Come una favola del passato che raccontata nel presente può dirci molto sul futuro, “La donna dello scrittore” avverte che gli errori possono essere ricommessi.
Col titolo originale del film, Christian Petzold invita a considerare cosa implica la nozione di transito. L’idea del passaggio o del trasporto delle merci che si fa più umanamente rilevante se sostituita dalla parola migrante. Un termine che vive nella nostra quotidianità. Una sostituzione verbale, un sinonimo, forse azzardato ma per nulla scontato, che restituisce perfettamente la profonda instabilità del nostro tempo. Allo stesso modo, solo apparentemente i personaggi sono inadeguati al loro tempo, che poi sarebbe il nostro. Passano da una stanza d’albergo all’altra, da un consolato all’altro, in attesa di lasciare il territorio prima dell’invasione e della conseguente persecuzione. Si muovono rimanendo immobili e viceversa. Questa staticità paradossale è sottolineata dalle panoramiche che accompagnano Georg nei diversi punti di incontro della città, trasformati in un’enorme stazione a cielo aperto. Come le merci in transito, già in movimento ma ancora ferme, la mente vaga ma il corpo resta immobile.
Un altro paradosso insito nell’essere in transito è evocato dai rapporti che Gerog mantiene con gli altri rifugiati. Il tempo di attesa che precede la partenza li porta a conoscersi e a confrontarsi, recuperando così una sorta di umanità. Tuttavia, il loro status di individui costantemente in transito, fermi in un luogo che non è né quello di provenienza né quello d’arrivo, li trattiene dall’affezionarsi all’altro. Sono costretti a evitare forme di empatia che potrebbero compromettere la loro sopravvivenza. Ognuno è costretto a pensare a sé, accomunati dalla stessa condizione sospesa ma necessariamente isolati. La loro solitudine scorre nelle inquadrature, in particolare nelle immagini di uno dei tanti arresti. Una donna e suo figlio vengono catturati, ma il rastrellamento non può che avvenire sotto lo sguardo impotente degli altri, costretti a rimanere nascosti, ciascuno nella propria stanza.

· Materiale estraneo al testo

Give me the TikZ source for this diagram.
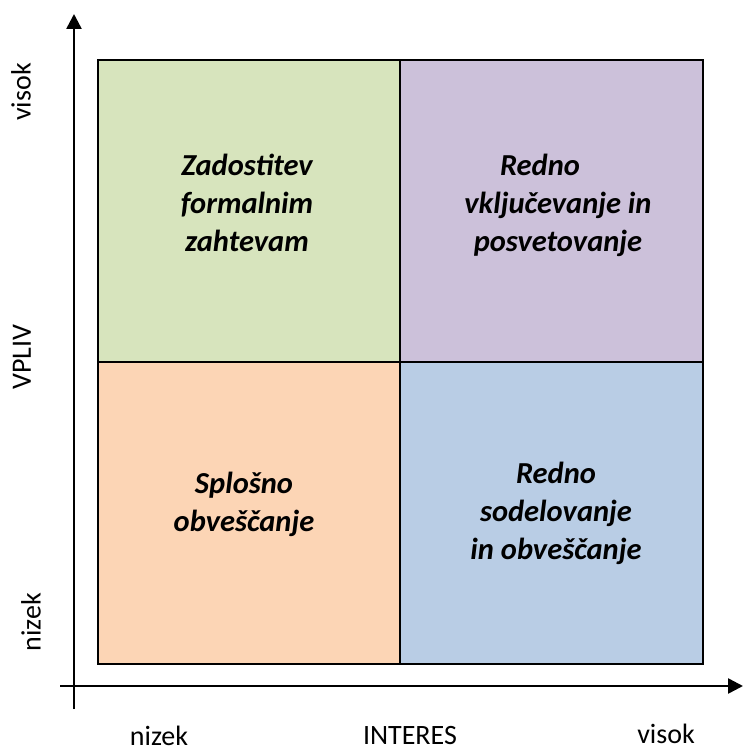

I personaggi de “La donna dello scrittore” si muovono rimanendo immobili. Questa staticità paradossale è sottolineata dalle panoramiche che accompagnano Georg per la città.

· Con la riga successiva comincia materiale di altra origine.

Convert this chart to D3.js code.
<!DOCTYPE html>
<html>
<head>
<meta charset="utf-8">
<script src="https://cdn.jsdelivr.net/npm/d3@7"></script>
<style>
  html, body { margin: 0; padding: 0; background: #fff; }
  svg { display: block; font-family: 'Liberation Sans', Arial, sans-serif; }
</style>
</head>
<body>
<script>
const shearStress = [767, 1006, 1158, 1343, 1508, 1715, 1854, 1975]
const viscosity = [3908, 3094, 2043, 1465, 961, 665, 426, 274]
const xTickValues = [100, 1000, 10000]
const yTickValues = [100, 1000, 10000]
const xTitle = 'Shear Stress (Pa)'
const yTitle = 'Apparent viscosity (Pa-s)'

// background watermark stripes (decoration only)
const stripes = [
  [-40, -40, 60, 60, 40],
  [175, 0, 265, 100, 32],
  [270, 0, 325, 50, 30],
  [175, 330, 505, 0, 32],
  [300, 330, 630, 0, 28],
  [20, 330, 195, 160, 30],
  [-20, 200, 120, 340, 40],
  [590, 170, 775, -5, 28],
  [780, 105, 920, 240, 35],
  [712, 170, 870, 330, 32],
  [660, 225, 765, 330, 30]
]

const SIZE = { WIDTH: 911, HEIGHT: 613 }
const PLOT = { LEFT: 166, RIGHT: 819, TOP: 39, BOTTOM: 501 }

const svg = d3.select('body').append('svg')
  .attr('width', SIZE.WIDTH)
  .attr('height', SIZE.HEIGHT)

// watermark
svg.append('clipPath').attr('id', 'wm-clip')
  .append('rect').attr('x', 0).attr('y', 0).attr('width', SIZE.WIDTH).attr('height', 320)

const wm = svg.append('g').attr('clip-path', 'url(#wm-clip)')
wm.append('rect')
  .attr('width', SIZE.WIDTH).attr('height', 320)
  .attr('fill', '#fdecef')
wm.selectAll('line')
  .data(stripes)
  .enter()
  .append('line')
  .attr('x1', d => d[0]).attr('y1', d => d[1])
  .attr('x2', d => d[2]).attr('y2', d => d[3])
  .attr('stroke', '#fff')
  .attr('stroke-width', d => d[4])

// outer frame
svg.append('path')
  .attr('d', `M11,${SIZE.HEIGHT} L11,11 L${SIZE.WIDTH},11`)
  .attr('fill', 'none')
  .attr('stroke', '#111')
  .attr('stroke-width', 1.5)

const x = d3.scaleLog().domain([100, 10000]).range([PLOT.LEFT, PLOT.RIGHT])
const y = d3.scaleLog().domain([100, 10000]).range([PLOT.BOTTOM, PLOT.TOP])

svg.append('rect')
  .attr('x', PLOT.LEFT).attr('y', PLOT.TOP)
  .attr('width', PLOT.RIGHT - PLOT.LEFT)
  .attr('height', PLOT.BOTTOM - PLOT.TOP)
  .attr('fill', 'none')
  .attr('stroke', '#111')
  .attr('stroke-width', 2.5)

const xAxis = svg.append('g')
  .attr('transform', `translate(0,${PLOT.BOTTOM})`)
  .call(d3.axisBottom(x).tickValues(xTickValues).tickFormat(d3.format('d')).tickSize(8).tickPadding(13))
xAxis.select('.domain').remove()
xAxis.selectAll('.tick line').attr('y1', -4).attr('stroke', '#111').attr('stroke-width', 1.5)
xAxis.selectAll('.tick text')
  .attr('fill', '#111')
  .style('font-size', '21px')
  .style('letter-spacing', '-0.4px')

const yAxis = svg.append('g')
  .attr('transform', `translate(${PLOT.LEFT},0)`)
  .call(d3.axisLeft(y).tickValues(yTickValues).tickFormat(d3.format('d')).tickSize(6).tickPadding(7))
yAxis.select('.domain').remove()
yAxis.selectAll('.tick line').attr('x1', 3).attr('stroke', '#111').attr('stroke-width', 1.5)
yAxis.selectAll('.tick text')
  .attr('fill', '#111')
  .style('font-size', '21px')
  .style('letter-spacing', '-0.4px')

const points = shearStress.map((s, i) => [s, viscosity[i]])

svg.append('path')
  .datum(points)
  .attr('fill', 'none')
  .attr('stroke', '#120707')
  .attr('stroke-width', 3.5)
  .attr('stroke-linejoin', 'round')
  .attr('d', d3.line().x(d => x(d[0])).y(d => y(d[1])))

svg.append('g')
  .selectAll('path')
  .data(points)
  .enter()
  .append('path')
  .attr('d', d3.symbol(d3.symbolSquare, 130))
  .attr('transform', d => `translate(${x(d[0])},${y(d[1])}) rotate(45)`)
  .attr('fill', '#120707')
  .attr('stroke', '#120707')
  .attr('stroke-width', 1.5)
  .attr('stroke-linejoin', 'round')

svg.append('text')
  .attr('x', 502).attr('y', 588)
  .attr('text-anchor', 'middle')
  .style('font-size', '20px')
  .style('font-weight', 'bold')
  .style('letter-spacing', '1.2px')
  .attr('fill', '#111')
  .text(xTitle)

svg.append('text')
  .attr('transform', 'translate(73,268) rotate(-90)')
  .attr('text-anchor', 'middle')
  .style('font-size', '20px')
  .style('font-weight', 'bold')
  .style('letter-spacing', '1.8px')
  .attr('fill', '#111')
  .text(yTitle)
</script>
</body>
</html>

La maggior parte dei dialoghi avviene nella dialettica campo/controcampo, e sono pochissime le inquadrature in cui due personaggi vengono mostrati insieme. Il formato anamorfico sarebbe sufficientemente ampio da includere tutti coloro che in quel momento stanno parlando. Ciononostante, gran parte del quadro resta spoglio, esaltando l’enorme vuoto che circonda Georg. Nei pochi momenti in cui i personaggi condividono lo schermo è l’arredamento a separarli: i vetri di una pizzeria, gli uffici del consolato, i banconi, le finestre. Tutti elementi che sottolineano il confine invalicabile tra gli esseri umani in quella situazione. I personaggi sono come un binario del treno: linee parallele che vanno nella stessa direzione ma non si toccano né si intersecano mai. Condividere lo stesso spazio, venire dallo stesso paese, andare nella stessa direzione non genera necessariamente solidarietà o legami. Ognuno combatte per la propria sopravvivenza e deve poter lasciare quel posto di passaggio senza attaccamenti o rimpianti.
Infine, la scelta di trasporre la vicenda a un periodo contemporaneo diventa una metafora trans-storica dello stato fisico e soprattutto psicologico dell’essere in transito. Uno stato che dà alla persona che ne fa esperienza l’opportunità di abitare tutti gli spazi contemporaneamente: ovunque si trovi, non è né a casa né altrove. Ma l’individuo in transito sperimenta la dolorosa esperienza di dover aspettare a lungo in un luogo limbico. Uno spazio solo apparentemente aperto e in cui è vietato mettere radici. Dove qualsiasi forma di coesione sociale è impossibile perché condizionata dalla temporaneità, dalla consapevolezza che non sarà eterna. Nel discorso di Christian Petzold il transito è l’assenza di un’appartenenza e, come cantano i Talking Heads sui titoli di coda, il trovarsi “sulla strada verso il nulla”. La natura terribile di questa condizione verrà esplicitata da Georg con una frase di Weidel su cosa sia l’inferno: una lunga attesa!